Latin Poetry's use of short - long syllable patterns was inherited by medieval musicians singing Latin liturgy and forms the basis of classical music's rhythmic vocabulary.

These rhythms are used as tools of the composer to convey meaning through sound.

I.5.Ba

Musica Mensura

musical measures

Just as prosody has a set number of poetic feet per line, so music sets a finite number of beats per bar.

Three beats per bar is equivalent to trimeter, and four beats to tetrameter.

Groups of three or four are the most common, although other permutations are possible and used.

Once a pattern of pulses or beats is established, we expect the same pattern to continue until otherwise notated.

Each iteration of the pattern is contained in one bar and separated by bar-lines.

If the pattern is based on 4, then each bar has four beats and after the forth beat a bar-line shows the completion of the iteration and beginning of the next.

 

I.5.Bb

Durationes Notarum

the duration of notes

Notes are presented as a visual system of rations. A half note being 1:2 of a whole note, and a quarter note being 1:4 of a whole note, and so forth.

The speed however is purely dependent upon the tempo, not the note duration used.

Just because something is written in whole note does not make it fast, and just because something is written in sixteenth notes does not make it slow.

 

Modern Notation

semibreve = Whole

 

minum = Half

semiminum = Quarter

fusa = Eighth

semifusa = Sixteenth

I.5.Ca

Temporis Signa

Denominatores

Time Signature

Denominators

The denominator in a time signature tells us which note duration represents the pulse.

A quarter note is a note duration.

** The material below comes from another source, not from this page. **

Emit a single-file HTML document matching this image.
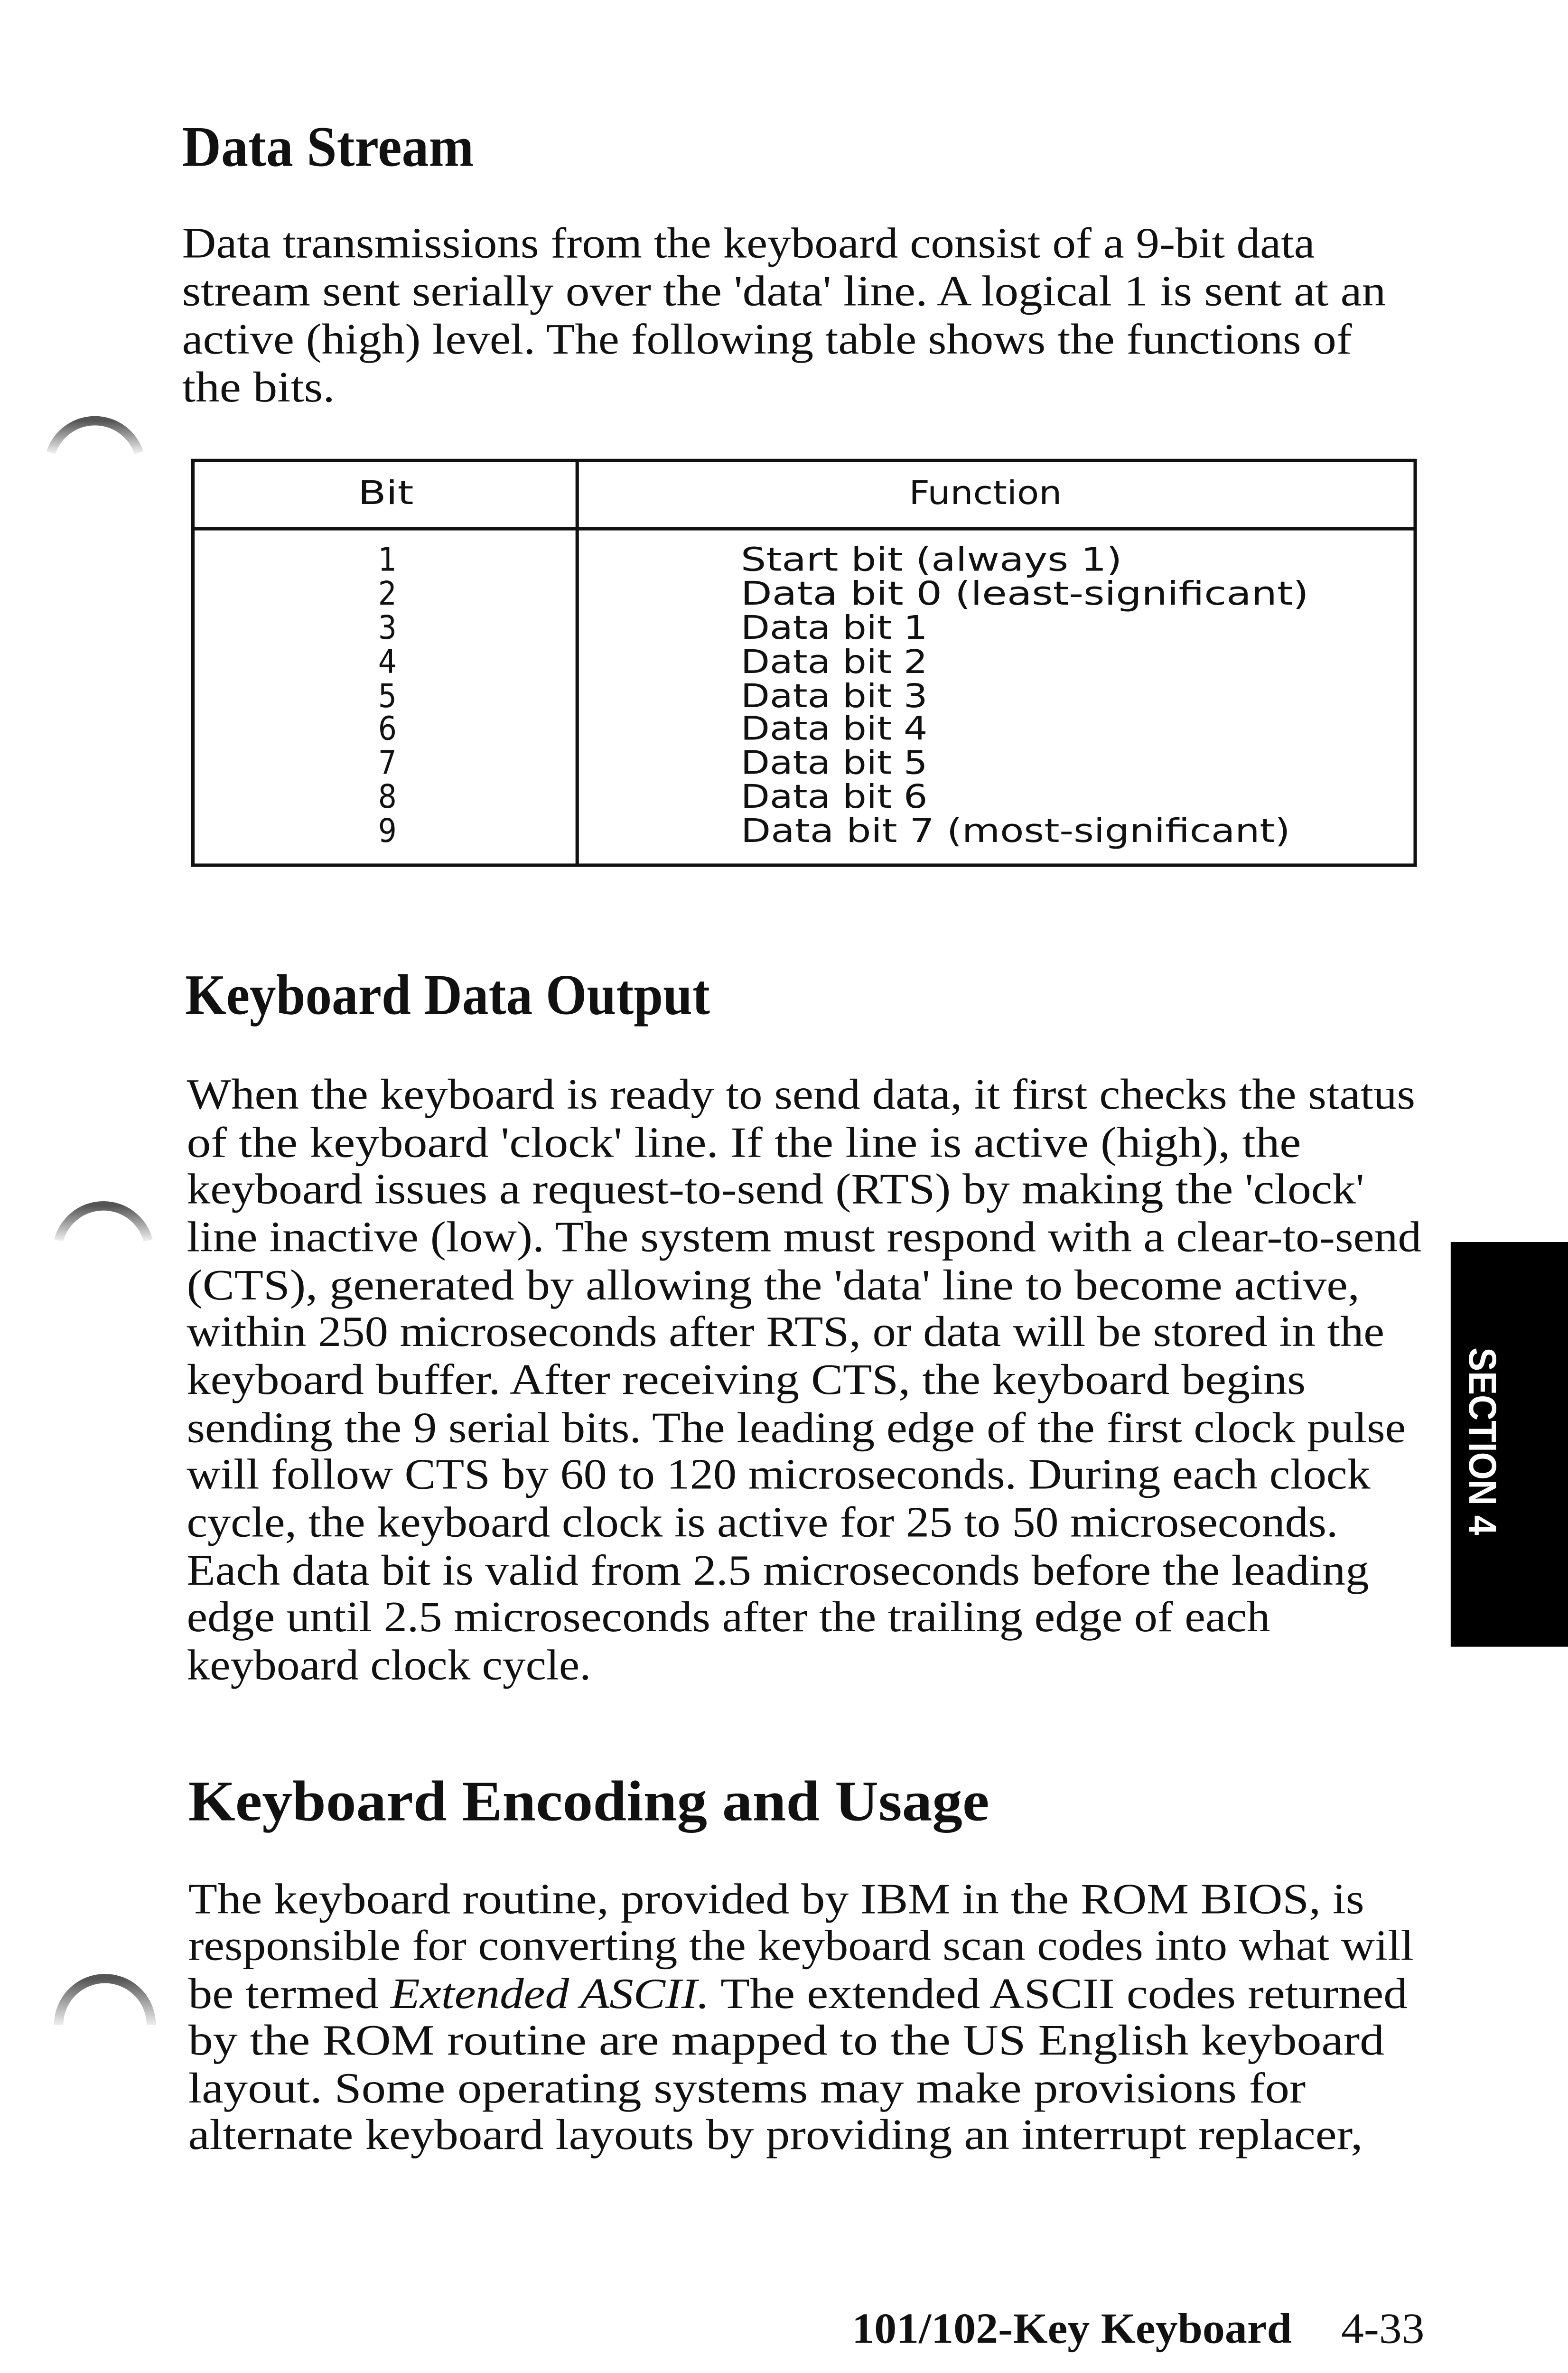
<!DOCTYPE html>
<html><head><meta charset="utf-8"><style>
html,body{margin:0;padding:0;background:#fff;width:3304px;height:5100px;overflow:hidden;}
svg{display:block;}
.b{font-family:"Liberation Serif",serif;font-size:28px;fill:#111;}
.h{font-family:"Liberation Serif",serif;font-weight:bold;font-size:37px;fill:#111;}
.m{font-family:"DejaVu Sans Condensed","Liberation Sans Narrow","Liberation Sans",sans-serif;font-size:21px;fill:#111;}
</style></head><body>
<svg width="3304" height="5100" viewBox="0 0 1016 1561" preserveAspectRatio="none" xmlns="http://www.w3.org/2000/svg">
<rect width="1016" height="1561" fill="#fff"/>
<defs><linearGradient id="g" x1="0" y1="0" x2="0" y2="1"><stop offset="0" stop-color="#555"/><stop offset="1" stop-color="#eee"/></linearGradient></defs>
<path d="M33,292 A30,30 0 0 1 90,292" fill="none" stroke="url(#g)" stroke-width="6"/>
<path d="M38,800 A30,30 0 0 1 96,800" fill="none" stroke="url(#g)" stroke-width="6"/>
<path d="M38,1306 A30,30 0 0 1 98,1306" fill="none" stroke="url(#g)" stroke-width="6"/>

<text class="h" x="118" y="107" textLength="189" lengthAdjust="spacingAndGlyphs">Data Stream</text>
<g class="b">
<text x="118" y="166" textLength="734" lengthAdjust="spacingAndGlyphs">Data transmissions from the keyboard consist of a 9-bit data</text>
<text x="118" y="197" textLength="780" lengthAdjust="spacingAndGlyphs">stream sent serially over the 'data' line.  A logical 1 is sent at an</text>
<text x="118" y="228" textLength="758" lengthAdjust="spacingAndGlyphs">active (high) level.  The following table shows the functions of</text>
<text x="118" y="259" textLength="99" lengthAdjust="spacingAndGlyphs">the bits.</text>
</g>

<g fill="none" stroke="#111" stroke-width="2.2">
<rect x="125" y="297" width="792" height="261"/>
<line x1="125" y1="341" x2="917" y2="341"/>
<line x1="374" y1="297" x2="374" y2="558"/>
</g>
<g class="m">
<text x="232" y="325" textLength="36" lengthAdjust="spacingAndGlyphs">Bit</text>
<text x="589" y="325" textLength="99" lengthAdjust="spacingAndGlyphs">Function</text>
<text x="251" y="368" text-anchor="middle">1</text>
<text x="251" y="390" text-anchor="middle">2</text>
<text x="251" y="412" text-anchor="middle">3</text>
<text x="251" y="434" text-anchor="middle">4</text>
<text x="251" y="456" text-anchor="middle">5</text>
<text x="251" y="477" text-anchor="middle">6</text>
<text x="251" y="499" text-anchor="middle">7</text>
<text x="251" y="521" text-anchor="middle">8</text>
<text x="251" y="543" text-anchor="middle">9</text>
<text x="480" y="368" textLength="247" lengthAdjust="spacingAndGlyphs">Start bit (always 1)</text>
<text x="480" y="390" textLength="368" lengthAdjust="spacingAndGlyphs">Data bit 0 (least-significant)</text>
<text x="480" y="412" textLength="121" lengthAdjust="spacingAndGlyphs">Data bit 1</text>
<text x="480" y="434" textLength="121" lengthAdjust="spacingAndGlyphs">Data bit 2</text>
<text x="480" y="456" textLength="121" lengthAdjust="spacingAndGlyphs">Data bit 3</text>
<text x="480" y="477" textLength="121" lengthAdjust="spacingAndGlyphs">Data bit 4</text>
<text x="480" y="499" textLength="121" lengthAdjust="spacingAndGlyphs">Data bit 5</text>
<text x="480" y="521" textLength="121" lengthAdjust="spacingAndGlyphs">Data bit 6</text>
<text x="480" y="543" textLength="356" lengthAdjust="spacingAndGlyphs">Data bit 7 (most-significant)</text>
</g>

<text class="h" x="120" y="654" textLength="340" lengthAdjust="spacingAndGlyphs">Keyboard Data Output</text>
<g class="b">
<text x="121" y="715" textLength="796" lengthAdjust="spacingAndGlyphs">When the keyboard is ready to send data, it first checks the status</text>
<text x="121" y="746" textLength="722" lengthAdjust="spacingAndGlyphs">of the keyboard 'clock' line.  If the line is active (high), the</text>
<text x="121" y="776" textLength="763" lengthAdjust="spacingAndGlyphs">keyboard issues a request-to-send (RTS) by making the 'clock'</text>
<text x="121" y="807" textLength="800" lengthAdjust="spacingAndGlyphs">line inactive (low).  The system must respond with a clear-to-send</text>
<text x="121" y="838" textLength="760" lengthAdjust="spacingAndGlyphs">(CTS), generated by allowing the 'data' line to become active,</text>
<text x="121" y="868" textLength="776" lengthAdjust="spacingAndGlyphs">within 250 microseconds after RTS, or data will be stored in the</text>
<text x="121" y="899" textLength="725" lengthAdjust="spacingAndGlyphs">keyboard buffer.  After receiving CTS, the keyboard begins</text>
<text x="121" y="930" textLength="790" lengthAdjust="spacingAndGlyphs">sending the 9 serial bits.  The leading edge of the first clock pulse</text>
<text x="121" y="960" textLength="767" lengthAdjust="spacingAndGlyphs">will follow CTS by 60 to 120 microseconds.  During each clock</text>
<text x="121" y="991" textLength="746" lengthAdjust="spacingAndGlyphs">cycle, the keyboard clock is active for 25 to 50 microseconds.</text>
<text x="121" y="1022" textLength="766" lengthAdjust="spacingAndGlyphs">Each data bit is valid from 2.5 microseconds before the leading</text>
<text x="121" y="1052" textLength="702" lengthAdjust="spacingAndGlyphs">edge until 2.5 microseconds after the trailing edge of each</text>
<text x="121" y="1083" textLength="262" lengthAdjust="spacingAndGlyphs">keyboard clock cycle.</text>
</g>

<text class="h" x="122" y="1174" textLength="519" lengthAdjust="spacingAndGlyphs">Keyboard Encoding and Usage</text>
<g class="b">
<text x="122" y="1234" textLength="762" lengthAdjust="spacingAndGlyphs">The keyboard routine, provided by IBM in the ROM BIOS, is</text>
<text x="122" y="1264" textLength="794" lengthAdjust="spacingAndGlyphs">responsible for converting the keyboard scan codes into what will</text>
<text x="122" y="1295" textLength="790" lengthAdjust="spacingAndGlyphs">be termed <tspan font-style="italic">Extended ASCII.</tspan>  The extended ASCII codes returned</text>
<text x="122" y="1325" textLength="775" lengthAdjust="spacingAndGlyphs">by the ROM routine are mapped to the US English keyboard</text>
<text x="122" y="1356" textLength="724" lengthAdjust="spacingAndGlyphs">layout.  Some operating systems may make provisions for</text>
<text x="122" y="1386" textLength="761" lengthAdjust="spacingAndGlyphs">alternate keyboard layouts by providing an interrupt replacer,</text>
</g>

<rect x="940" y="801" width="76" height="261" fill="#000"/>
<text transform="translate(952,869) rotate(90)" x="0" y="0" font-family="Liberation Sans Narrow, Liberation Sans, sans-serif" font-weight="bold" font-size="25" fill="#fff" textLength="121" lengthAdjust="spacingAndGlyphs">SECTION 4</text>

<text x="552" y="1511" font-family="Liberation Serif, serif" font-weight="bold" font-size="28" fill="#111" textLength="285" lengthAdjust="spacingAndGlyphs">101/102-Key Keyboard</text>
<text x="869" y="1511" font-family="Liberation Serif, serif" font-size="28" fill="#111" textLength="54" lengthAdjust="spacingAndGlyphs">4-33</text>
</svg>
</body></html>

When the bottom number or denominator of the time signature is 4, then a quarter note will represent one beat. For each beat of time, one quarter note's worth of music is played.

If the number is 2, then a half note will represent the beat; if 8, then an eighth note.

The chart demonstrates each of the note durations representing the pulse, and there being only one pulse per bar.

1/1 = whole

1/2 = half

1/4 = quarter

1/8 = eighth

1/16 = sixteenth

I.5.Cb

Temporis Signa

Numeratores

Time Signature

Numerators

The numerator of a time signature tells how many pulses or beats per bar.

If the top number or numerator is 4, then the pattern is 4. The fifth beat marks the pattern repeating.

1234 (5=1)

1234

1234

Barlines are used to mark each pattern. If the time signature is 4/4, then after 4 beats of music a barline intersects the staff. All the beats in a bar must be accounted for, if there are no notes being played, a rest is written.

While most music is written with numerators of 2, 3, 4, 6, 9 and 12, others such as 5, and 7 are sometimes used.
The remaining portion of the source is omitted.